Beyond marking thresholds, singularities act as powerful organizing centers. Their properties can be used to classify complex systems and reveal an underlying order that would otherwise be invisible. We can see this quite literally in the patterns on our own fingertips.

A fingerprint is a complex tapestry of ridges. To a computer, this can be modeled as an orientation field, where every point is assigned a local angle of the ridges. This field is not perfectly uniform; it contains special points—cores, deltas, and whorls—that we call minutiae. How can we robustly classify them? The answer comes from topology. If we draw a small loop around one of these minutiae and track how much the ridge angle turns as we walk around the loop, we find it always comes out to a specific multiple of $\pi$. The ​​Poincaré index​​ is this total winding number, and it serves as a "topological charge" for the singularity. A whorl has an index of $+1$, a core has an index of $+1/2$, and a delta has an index of $-1/2$. These values are quantized and robust; you can't smoothly deform a whorl into a delta. A singularity's topological charge is an immutable label, allowing us to build robust automated fingerprint identification systems based on a deep mathematical principle.

This notion of classification extends from the tangible patterns on our skin to the abstract world of differential equations, the very language of physics. Some nonlinear equations, which describe everything from fluid dynamics to general relativity, have solutions that behave wildly, blowing up in complicated, unpredictable ways. Others are "well-behaved" or "integrable." What distinguishes them? A profound answer comes from ​​Painlevé analysis​​. The idea is to study the singularities of the solutions in the complex plane. For the "nice" equations, the only singularities that can move around depending on initial conditions are simple poles. Any more complicated singularity structure spells trouble and non-integrability. By analyzing the series expansion of a solution around a potential singularity, one can find conditions, called "resonances," which dictate the analytic structure. If these conditions are met, the equation passes the "Painlevé test" and is likely to possess a deep, hidden symmetry. In this sense, the character of an equation's singularities determines its fundamental nature.

So far, we have observed singularities from a distance. But what happens when we try to confront them directly? It turns out that a singularity is not always an impassable wall. Often, it is a veil that, once understood, can be lifted to reveal a simpler, more beautiful reality, or even a hidden world of new information.

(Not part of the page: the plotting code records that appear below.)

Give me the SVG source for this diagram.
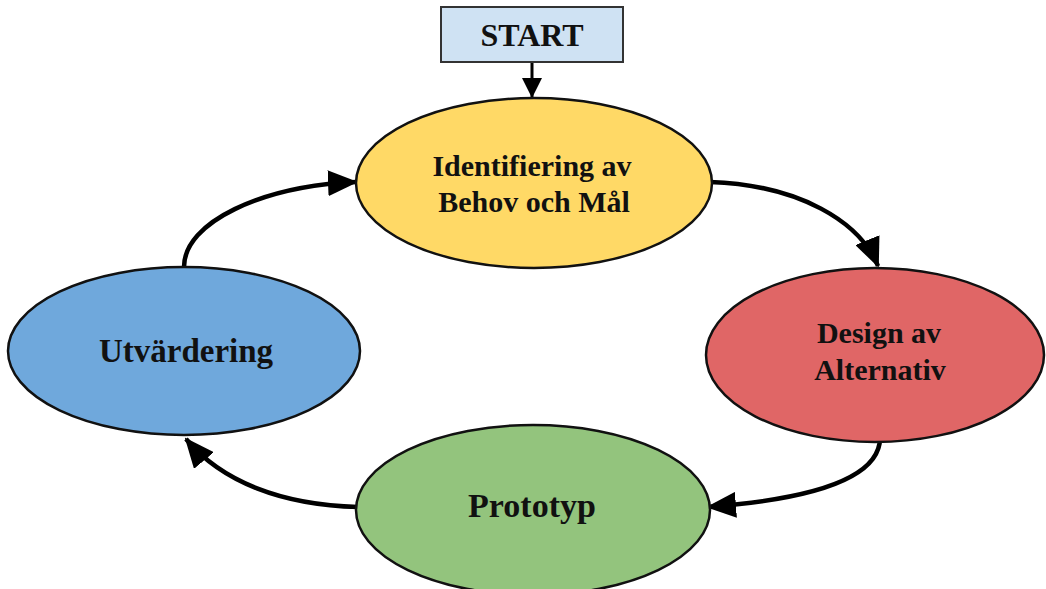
<svg xmlns="http://www.w3.org/2000/svg" width="1046" height="589" viewBox="0 0 1046 589">
<style>
text{font-family:"Liberation Serif","Times New Roman",serif;font-weight:bold;fill:#111;text-anchor:middle}
.n{stroke:#111;stroke-width:2.5}
.c{fill:none;stroke:#000;stroke-width:4.5}
</style>
<defs>
<marker id="ah" markerUnits="userSpaceOnUse" markerWidth="30" markerHeight="26" viewBox="0 0 30 26" refX="28" refY="13" orient="auto">
<path d="M0,0 L30,13 L0,26 Z" fill="#000"/>
</marker>
<marker id="ahs" markerUnits="userSpaceOnUse" markerWidth="20" markerHeight="20" viewBox="0 0 20 20" refX="19" refY="10" orient="auto">
<path d="M0,0 L20,10 L0,20 Z" fill="#000"/>
</marker>
</defs>
<rect width="1046" height="589" fill="#fff"/>
<g id="connectors">
<path class="c" style="stroke-width:3" d="M532,62 L532,97" marker-end="url(#ahs)"/>
<path class="c" d="M710,182 C800,185 860,222 878,266" marker-end="url(#ah)"/>
<path class="c" d="M880,436 C882,482 800,500 708,507" marker-end="url(#ah)"/>
<path class="c" d="M358,507 C282,505 222,482 186,439" marker-end="url(#ah)"/>
<path class="c" d="M184,267 C184,222 262,186 356,182" marker-end="url(#ah)"/>
</g>
<g id="start">
<rect x="441" y="7" width="182" height="55" fill="#cfe2f3" stroke="#333" stroke-width="2"/>
<text x="532" y="46" font-size="32">START</text>
</g>
<g id="identifiering">
<ellipse class="n" cx="534" cy="183" rx="178" ry="85" fill="#ffd966"/>
<text x="532" y="176" font-size="30">Identifiering av</text>
<text x="534" y="212" font-size="30">Behov och Mål</text>
</g>
<g id="design">
<ellipse class="n" cx="875" cy="355" rx="169" ry="87" fill="#e06666"/>
<text x="879" y="343" font-size="30">Design av</text>
<text x="880" y="380" font-size="30">Alternativ</text>
</g>
<g id="utvardering">
<ellipse class="n" cx="184" cy="351" rx="176" ry="84" fill="#6fa8dc"/>
<text x="186" y="362" font-size="33">Utvärdering</text>
</g>
<g id="prototyp">
<ellipse class="n" cx="533" cy="510" rx="177" ry="85" fill="#93c47d"/>
<text x="532" y="517" font-size="34">Prototyp</text>
</g>
</svg>
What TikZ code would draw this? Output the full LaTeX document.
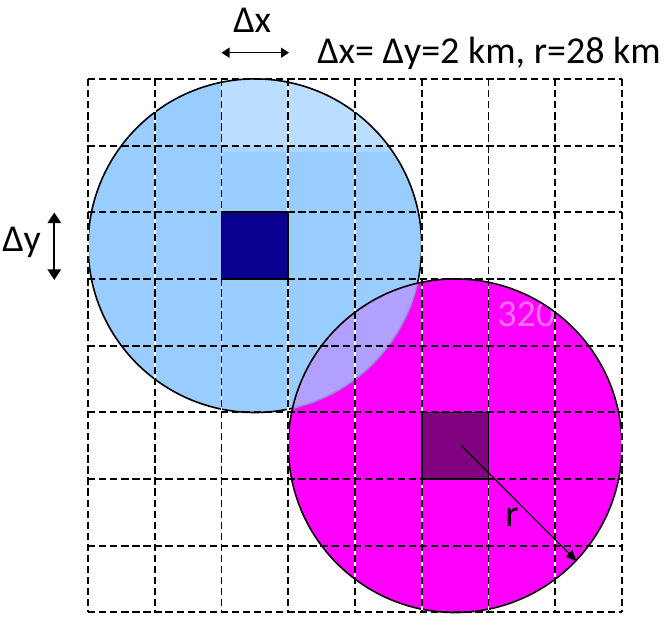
\documentclass[tikz,border=0pt]{standalone}
\usepackage{fontspec}
\setmainfont{Carlito}
\usetikzlibrary{arrows.meta,calc}
\definecolor{cblue}{RGB}{153,204,255}
\definecolor{cbluelt}{RGB}{187,221,255}
\definecolor{cblueband}{RGB}{172,214,255}
\definecolor{cnavy}{RGB}{12,0,144}
\definecolor{cmag}{RGB}{255,0,255}
\definecolor{cpurp}{RGB}{128,0,128}
\definecolor{clens}{RGB}{178,160,255}
\definecolor{carc}{RGB}{140,150,205}
\definecolor{cpink}{RGB}{255,110,255}
\begin{document}
\begin{tikzpicture}[x=0.75pt,y=-0.75pt,
  lbl/.style={font=\fontsize{28.5}{34}\selectfont, inner sep=0pt, anchor=base west},
  gridline/.style={line width=1.35pt, dash pattern=on 5.5pt off 2.8pt},
  gridunder/.style={line width=1.35pt, white},
  rim/.style={line width=1.2pt, black},
  cellbox/.style={line width=1.2pt, draw=black},
  dimarrow/.style={line width=1.1pt, {Triangle[width=7.5pt,length=6pt]}-{Triangle[width=7.5pt,length=6pt]}},
  dimarrowv/.style={line width=1.6pt, {Triangle[width=10pt,length=8pt]}-{Triangle[width=10pt,length=8pt]}},
  radarrow/.style={line width=0.9pt, -{Triangle[width=7pt,length=8pt]}}]
\useasboundingbox (0,0) rectangle (664,620);
\def\R{166.8}
\coordinate (bc) at (254.9,245.7);
\coordinate (mc) at (455.1,445.7);
% blue circle
\fill[cblue] (bc) circle[radius=\R];
\begin{scope}
  \clip (bc) circle[radius=\R];
  \fill[cbluelt] (221.5,70) rectangle (440,145.7);
  \fill[cblueband] (221.5,145.7) rectangle (440,152);
\end{scope}
\fill[cnavy] (221.5,212.3) rectangle (288.25,279);
\draw[rim] (bc) circle[radius=\R];
% magenta circle
\fill[cmag] (mc) circle[radius=\R];
\begin{scope}
  \clip (mc) circle[radius=\R];
  \fill[clens] (bc) circle[radius=\R];
  \draw[line width=1.1pt, carc] (bc) circle[radius=\R];
  \node[lbl, text=cpink] (watermark) at (497,327) {320};
\end{scope}
\fill[cpurp] (421.75,412.35) rectangle (488.5,479);
\draw[rim] (mc) circle[radius=\R];
% grid
\foreach \i in {0,...,8} {
  \draw[gridunder] (88+66.75*\i,79) -- (88+66.75*\i,612.3);
}
\foreach \i in {0,...,8} {
  \draw[gridline] (88+66.75*\i,79) -- (88+66.75*\i,612.3);
  \draw[gridline] (88,79+66.66*\i) -- (622,79+66.66*\i);
}
\draw[cellbox] (221.5,212.3) rectangle (288.25,279);
\draw[cellbox] (421.75,412.35) rectangle (488.5,479);
% radius arrow
\coordinate (rstart) at (461.5,445.7);
\coordinate (redge) at (576.5,561);
\draw[radarrow] (rstart) -- (redge);
\node[lbl] (rlab) at (505,526.5) {r};
% dimension arrows
\coordinate (dxl) at (221.5,52.7);
\coordinate (dxr) at (289,52.7);
\draw[dimarrow] (dxl) -- (dxr);
\node[lbl] (dxlab) at (233,32.5) {Δx};
\coordinate (dyt) at (54.3,212.5);
\coordinate (dyb) at (54.3,280);
\draw[dimarrowv] (dyt) -- (dyb);
\node[lbl] (dylab) at (2,252) {Δy};
\node[lbl] (title) at (317,63.5) {Δx= Δy=2 km, r=28 km};
\end{tikzpicture}
\end{document}
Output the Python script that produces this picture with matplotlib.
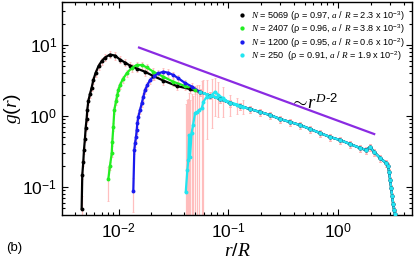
import numpy as np
import matplotlib
matplotlib.use("Agg")
import matplotlib.pyplot as plt

plt.rcParams['font.family'] = ['Liberation Sans', 'DejaVu Sans']
plt.rcParams['mathtext.fontset'] = 'custom'
plt.rcParams['mathtext.rm'] = 'Liberation Sans'
plt.rcParams['mathtext.it'] = 'Liberation Serif:italic'
plt.rcParams['mathtext.bf'] = 'Liberation Sans:bold'
plt.rcParams['mathtext.default'] = 'it'
plt.rcParams['axes.unicode_minus'] = False

# ---------------- data ----------------
# common large-r part shared by all system sizes
common_r = [0.0555, 0.0685, 0.0845, 0.1043, 0.1287, 0.1588, 0.1960, 0.2419, 0.2985,
            0.3684, 0.4546, 0.5610, 0.6923, 0.8543, 1.054, 1.301, 1.606, 1.821,
            1.981, 2.155, 2.444, 2.774, 2.892, 2.953, 3.016, 3.080, 3.145, 3.212,
            3.281, 3.350]
common_g = [2.18, 1.945, 1.735, 1.523, 1.383, 1.255, 1.139, 1.033, 0.907,
            0.823, 0.747, 0.656, 0.576, 0.506, 0.459, 0.403, 0.354, 0.332,
            0.366, 0.311, 0.256, 0.218, 0.1976, 0.1627, 0.1255, 0.0968, 0.0747,
            0.0576, 0.0474, 0.0417]

black_r = [0.00461, 0.00467, 0.00477, 0.00484, 0.00494, 0.00502, 0.00512, 0.00519,
           0.00530, 0.00549, 0.00569, 0.00589, 0.00617, 0.00657, 0.00702, 0.00753,
           0.00836, 0.00929, 0.01032, 0.01146, 0.01274, 0.01466, 0.01746, 0.02079,
           0.02566, 0.03401, 0.04498]
black_g = [0.0498, 0.1476, 0.2250, 0.332, 0.482, 0.689, 0.923, 1.216,
           1.626, 2.04, 2.52, 3.21, 4.03, 5.06, 5.95, 6.67,
           7.35, 7.11, 6.25, 5.67, 5.14, 4.67, 4.21, 3.66,
           3.16, 2.65, 2.40]

green_r = [0.00807, 0.00836, 0.00867, 0.00878, 0.00897, 0.00916, 0.00949, 0.00975,
           0.00996, 0.01032, 0.01092, 0.01188, 0.01320, 0.01466, 0.01629, 0.01809,
           0.02079, 0.02566, 0.03166, 0.04049, 0.04995]
green_g = [0.1284, 0.1995, 0.2984, 0.4345, 0.707, 1.216, 1.626, 1.977,
           2.32, 2.73, 3.29, 3.99, 4.79, 5.23, 5.23, 4.85,
           4.21, 3.58, 3.04, 2.65, 2.36]

blue_r = [0.01365, 0.01394, 0.01415, 0.01445, 0.01466, 0.01485, 0.01516, 0.01572,
          0.01629, 0.01685, 0.01746, 0.01832, 0.01940, 0.02110, 0.02310, 0.02566,
          0.02850, 0.03166, 0.03517, 0.04049, 0.04690]
blue_g = [0.0887, 0.332, 0.4125, 0.511, 0.635, 0.789, 0.977, 1.216,
          1.510, 1.871, 2.32, 2.73, 3.21, 3.66, 3.99, 4.21,
          4.07, 3.78, 3.40, 2.92, 2.60]

cyan_r = [0.0411, 0.0425, 0.0434, 0.0441, 0.0450, 0.0464, 0.0479, 0.0500, 0.0521,
          0.0547, 0.0575, 0.0595, 0.0639, 0.0710, 0.0761, 0.0815, 0.0906, 0.1043,
          0.1201, 0.1371]
cyan_g = [0.0859, 0.1735, 0.240, 0.540, 0.265, 0.576, 0.747, 1.102, 1.139,
          1.216, 1.284, 1.590, 1.871, 1.977, 2.199, 1.977, 1.775, 1.510,
          1.429, 1.361]
cyan_err = [1.4, 1.5, 1.5, 1.6, 1.4, 1.5, 1.2, 1.5, 1.6,
            1.5, 1.8, 1.6, 1.4, 1.3, 1.2, 1.0, 0.8, 0.5,
            0.35, 0.3]
rel_err = 0.12  # typical relative error of the larger systems

labels = [r"$N$ = 5069 (ρ = 0.97, $a$ / $R$ = 2.3 x 10$^{\mathrm{-3}}$)",
          r"$N$ = 2407 (ρ = 0.96, $a$ / $R$ = 3.8 x 10$^{\mathrm{-3}}$)",
          r"$N$ = 1200 (ρ = 0.95, $a$ / $R$ = 0.6 x 10$^{\mathrm{-2}}$)",
          r"$N$ = 250  (ρ = 0.91, $a$ / $R$ = 1.9 x 10$^{\mathrm{-2}}$)"]
colors = ['#000000', '#22ee22', '#1a1aee', '#22e5f0']

guide_r = [0.01539, 2.155]
guide_g = [9.22, 0.558]

xticks = [0.01, 0.1, 1.0]
xticklabels = [r"10$^{\mathrm{-2}}$", r"10$^{\mathrm{-1}}$", r"10$^{\mathrm{0}}$"]
yticks = [0.1, 1.0, 10.0]
yticklabels = [r"10$^{\mathrm{-1}}$", r"10$^{\mathrm{0}}$", r"10$^{\mathrm{1}}$"]

# ---------------- figure ----------------
fig = plt.figure(figsize=(4.15, 2.63), dpi=100)
ax = fig.add_axes([62/415, 1-215/263, (411.7-62)/415, (215-2)/263])
ax.set_xscale('log')
ax.set_yscale('log')

series = [(black_r, black_g, None), (green_r, green_g, None),
          (blue_r, blue_g, None), (cyan_r, cyan_g, cyan_err)]
for (r, g, e), c, lab in zip(series, colors, labels):
    rr = np.array(list(r) + common_r)
    gg = np.array(list(g) + common_g)
    if e is None:
        ee = rel_err * gg
        ee[0] = 0.5 * gg[0]
    else:
        ee = np.array(list(e) + list(rel_err * np.array(common_g)))
    ax.errorbar(rr, gg, yerr=ee, fmt='none', ecolor='#ffb4b4', elinewidth=0.9,
                capsize=1.0, capthick=0.6, alpha=0.85, zorder=1)
    ax.plot(rr, gg, '-', color=c, lw=1.6, zorder=2)
    ax.plot(rr, gg, 'o', color=c, ms=2.8, mec='none', zorder=3, label=lab)

ax.plot(guide_r, guide_g, '-', color='#8a2be2', lw=1.6, zorder=4)
ax.text(0.37, 1.25, r"$\sim\!r^{D\mathrm{\text{-}}2}$", fontsize=13.5, ha='left', va='baseline')

ax.set_xlim(0.00305, 4.74)
ax.set_ylim(0.0404, 40.4)
ax.set_xticks(xticks)
ax.set_xticklabels(xticklabels)
ax.set_yticks(yticks)
ax.set_yticklabels(yticklabels)
ax.tick_params(which='both', direction='in', top=True, right=True, width=0.8,
               labelsize=12.5)
ax.tick_params(which='major', length=4)
ax.tick_params(which='minor', length=2.2)
ax.tick_params(axis='x', which='major', pad=5)
for s in ax.spines.values():
    s.set_linewidth(1.0)

ax.set_xlabel(r"$r/R$", fontsize=14, labelpad=1)
ax.set_ylabel(r"$g(r)$", fontsize=14)
ax.yaxis.set_label_coords(-0.112, 0.5)

leg = ax.legend(loc='upper right', bbox_to_anchor=(1.0, 1.0), frameon=False,
                fontsize=6.6, handlelength=0.6, handletextpad=0.7,
                labelspacing=0.05, borderaxespad=0.35, markerscale=1.1)

fig.text(14/415, 1-248/263, "(b)", fontsize=9.5, ha='center', va='center')

fig.savefig("out.png", dpi=100)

In algebraic geometry, mathematicians study shapes defined by polynomial equations. Often, these shapes have singular points where the surface is not smooth. A key insight is that such a singular object is often just a "bad projection" of a perfectly smooth one living in a higher-dimensional space. The process of finding this smooth model is called ​​resolution of singularities​​. For instance, a gnarly-looking quartic curve (an equation of degree 4) with a singular point may turn out to be birationally equivalent to a perfectly smooth cubic curve—an elliptic curve, an object of immense importance in modern number theory. By "blowing up" the singular point, we can disentangle the local structure and reveal the curve's true, nonsingular nature. The singularity was not a fundamental flaw in the object, but a flaw in our initial way of looking at it.

This idea of finding simplicity by analyzing singularities has had a revolutionary impact on geometry, culminating in Grigori Perelman's proof of the Poincaré Conjecture. The proof uses a process called the ​​Ricci flow​​, which is like a heat equation for geometric shapes. You start with a complicated 3D shape and let it evolve; the flow tends to smooth out irregularities. However, the flow can develop singularities where the curvature blows up. Instead of a disaster, this is where the magic happens. Perelman's canonical neighborhood theorem shows that if you use a powerful microscope to zoom in on a developing singularity, rescaling space and time in just the right way, the geometry locally begins to look like one of a few simple, standard models, like a shrinking cylinder. This is also true for other geometric flows, like the ​​Willmore flow​​ for surfaces, where a blow-up analysis around a point of curvature concentration reveals a pristine, stationary Willmore surface as the limit. The singularities, far from being chaotic messes, are the points where the complex global geometry decomposes into universal, "atomic" components.

Finally, we arrive at one of the most mysterious and profound roles of singularities: as keepers of hidden information. In quantum mechanics, many attempts to calculate physical quantities (like the energy of a particle) using perturbation theory result in a divergent asymptotic series. For decades, this was a source of frustration. The series gives a good approximation for the first few terms, but then it blows up. The modern theory of ​​resurgence​​ has taught us that this divergence is not noise; it is a message. By applying a mathematical transformation called the ​​Borel transform​​ to the divergent series, we can convert it into a function in a new complex plane. The amazing fact is that the singularities of this new function hold the key. A singularity in the Borel plane at a location $t_0$ corresponds to a physical effect proportional to $\exp(-at_0)$, an exponentially small term that was completely invisible to the original series expansion. These are the "non-perturbative" effects, like quantum tunneling, which can't be captured by small perturbations. The divergence of the series, encoded in its singularities, is a coded message that tells us about an entirely different sector of the physics.

From the birth of real particles to the classification of our fingerprints, from the solution of ancient geometric puzzles to the decoding of quantum field theory, the calculus of singularities provides a magnificent, unified framework. It teaches us to look at the points where our theories break down not with fear, but with excitement. For it is at these critical junctures that nature reveals its deepest secrets.